I agree with everything but I think this is a weak line to use:

a single vote is not going to make a difference

it's true that leftists are too small in number to sway an election, but with that line you're just gonna get "what if everyone thought that way." You can see how the lib you were talking to latched onto that one line and ignored everything else.

more importantly, the whole purpose of denigrating voting is to get people to organize. As long as people organize, whether or not they also vote in national elections is of little consequence imo, as long as they have realistic expectations. If they think there's some marginal harm reduction, that's fine, as long as they don't pin all their hopes on some crisp, bloodless Democrat who'll let Citibank pick their cabinet like Obama did in 2008.

People need to understand that, even when the majority votes blue, their votes do not actually result in policy. We have to break the false sense of political agency that voting gives people. But the purpose is ultimately not to stop people from voting, but to make them start organizing.

Testing Theories of American Politics: Elites, Interest Groups, and Average Citizens (2014)

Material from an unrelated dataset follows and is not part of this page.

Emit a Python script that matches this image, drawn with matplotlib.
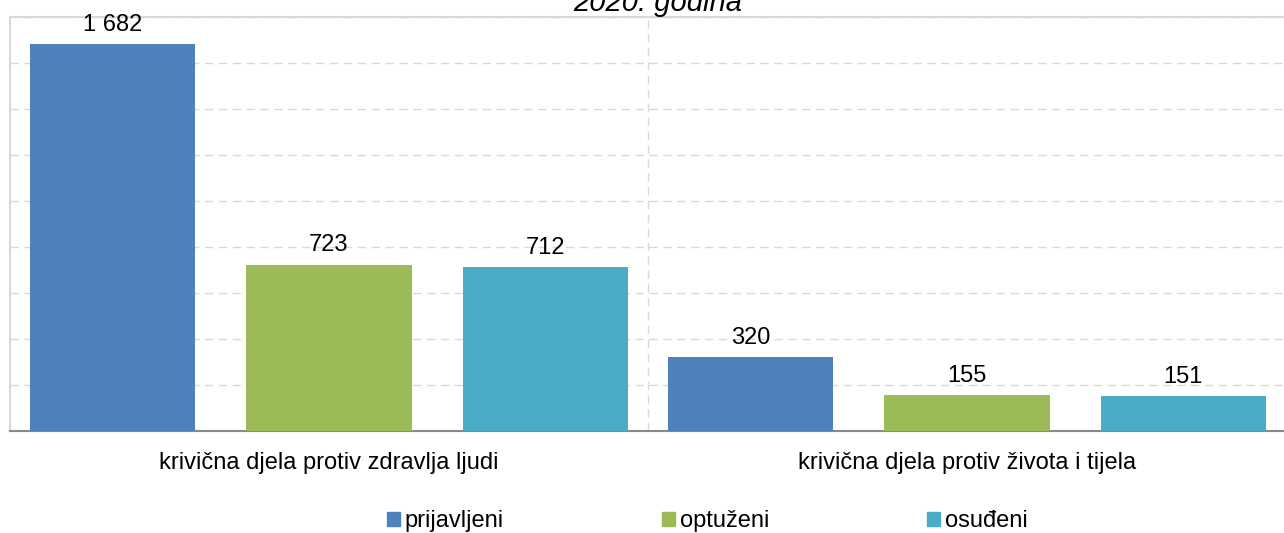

Multivariate analysis indicates that economic elites and organized groups representing business interests have substantial independent impacts on U.S. government policy, while average citizens and mass-based interest groups have little or no independent influence.

[...]

In the United States, our findings indicate, the majority does not rule — at least not in the causal sense of actually determining policy outcomes. When a majority of citizens disagrees with economic elites and/or with organized interests, they generally lose. Moreover, because of the strong status quo bias built into the U.S. political system, even when fairly large majorities of Americans favor policy change, they generally do not get it.

[-] Bnova@hexbear.net 2 points 1 year ago

I really like your point about voting not resulting in policy, I'd completely forgotten about that study and will be using it. But I'd like to clarify something:

a single vote is not going to make a difference

it's true that leftists are too small in number to sway an election

It doesn't matter if you're liberal or conservative or a leftist any single vote doesn't matter because single votes do not typically determine elections. Like you can be a liberal in a conservative area you'll be out voted or a liberal in a liberal area will likely have their candidate win by a significant margin meaning their vote didn't really matter either.

[-] iie@hexbear.net 2 points 1 year ago

again, you'll just get "What if everyone thought that way."

but I agree it's worth pointing out that a lot of ballots are basically thrown in the trash, if you don't live in a swing area in this gerrymandered hell country.